3. Therefore, Bob must be considered to be free in the case where I put a chip in his brain that determines him to desire to torture an infinite amount of infinitely sentient beings.”

A valid syllogism needs consistency in language between each point…the final point being a combination of prior points. I’ll see if I can tidy this up.

1) Compatibilism holds that free will is established when an agent acts in accordance with the strongest desire.
2) Greg installs a chip in Bob’s brain that creates in Bob the strongest desire for evil
3) Therefore, Compatibilism holds that free will is established when Bob acts in accordance with the strongest desire evil created by the chip installed in his brain.

If you noticed, I could not include any possessive language to describe the “desire” in point 1 as point 2 discusses a foreign desire. In the SEP article quoted above, some compatibilists argue that the desire that determines one’s action must be identified to the agent. In other words, the agent’s identity must be tied in some way to the choice-determining desire. A desire stemming from a computer chip isn’t an agent identifying desire.

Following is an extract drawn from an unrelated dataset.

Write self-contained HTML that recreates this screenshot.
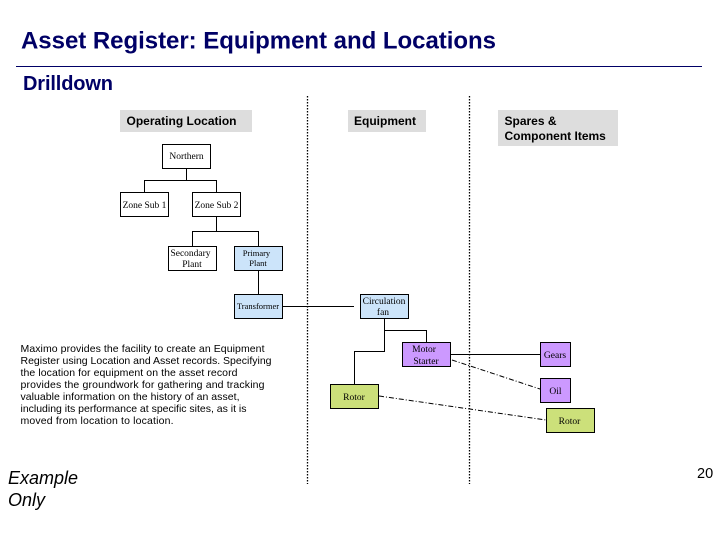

Contrast this with God establishing an agent. God’s establishment of an agent would entail an establishment of their entire identity. Man cannot establish the identity of a fellow man. So point 1 of the corrected syllogism is wrong. Compatibilists are not committed to freedom being established by an agent acting in accordance with just any strongest desire…but that the agent himself (as identified by certain desires) determines their own choice.